Disappointingly, the enemy A.I. is where the game seems to most fall apart. Although there are different difficulty settings, on any you try you will find the same peculiar enemy habits popping up. There seems to be a systematic failure to take trajectory or height into account, and numerous times I saw enemies shooting their own allies with an arrow or boomerang, move one space over, and then proceed to slam an arrow into the back of another one of their own. Magic using enemies often rush up front as quickly as a physical attacker, without accounting for their generally lower HP and defense or role as team healer. Most damning of all, if the battlefield is big enough, large groups of enemies will simply not move at all until you get within a certain distance. They'll continually skip their turns and watch as the rest of their team members get slaughtered - a flaw that makes the game highly exploitable, and a little silly. Considering this game takes place during wartime, you have to wonder exactly how these soldiers were trained.

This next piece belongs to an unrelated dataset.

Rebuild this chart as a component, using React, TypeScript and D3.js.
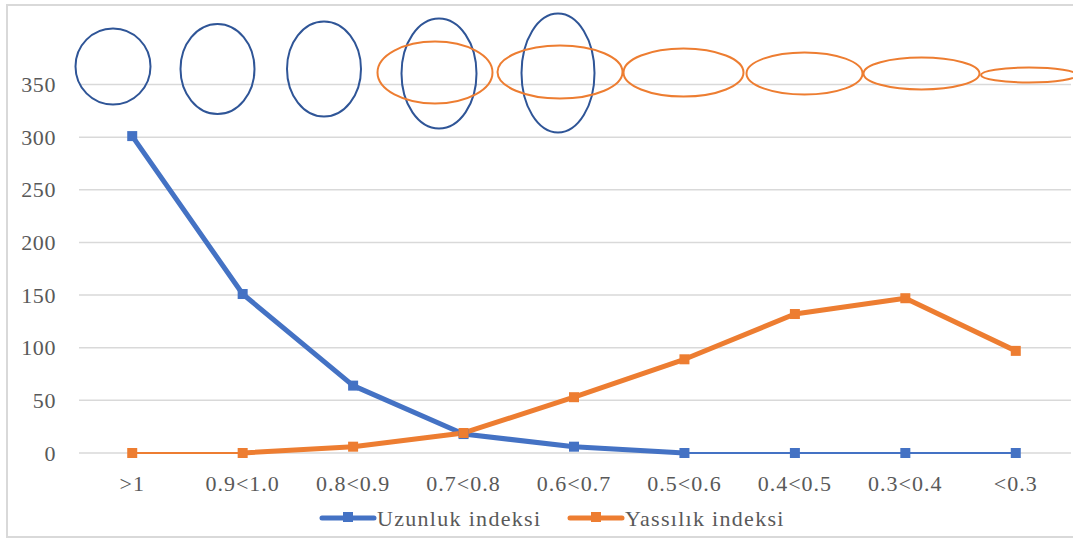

Isn't ignoring your allies so directly in wartime worthy of the brig?

In all other ways, Hoshigami is as lifeless as can be. It has an atrocious presentation, less worthy of the Nintendo DS than it is the original Gameboy. The title has no visual impact, with character and sprite designs so dull that one imagines even the artists must have felt it was not worth the paycheck they were receiving. Even magic effects fade into the background, with the primary indication of element being the color that flashes on the screen. If it wasn't for the fact that it was shimmering, I might have confused that ice block for a pine cone.

It's hard not to be cynical about a game like Hoshigami. It tries so hard to be ignored in so many aspects of its design that it's a quest just to find the game's heart. As cheesy as that sounds, there really is a pretty fun core here that creates a solid foundation for future titles if you search for long enough. If you give it the time of day, you can certainly find a game more worthy of remembering than the original. But it simply takes too much effort to unearth that quality from within, which is unfortunate. If there was a special rating scale Modojo adopted specifically for tactical RPGs, with the lowest score being an "Onimusha Tactics" and the highest score being a "Fire Emblem" or "Ogre Battle 64", Hoshigami Remix would be dead center... another "La Pucelle" of the genre.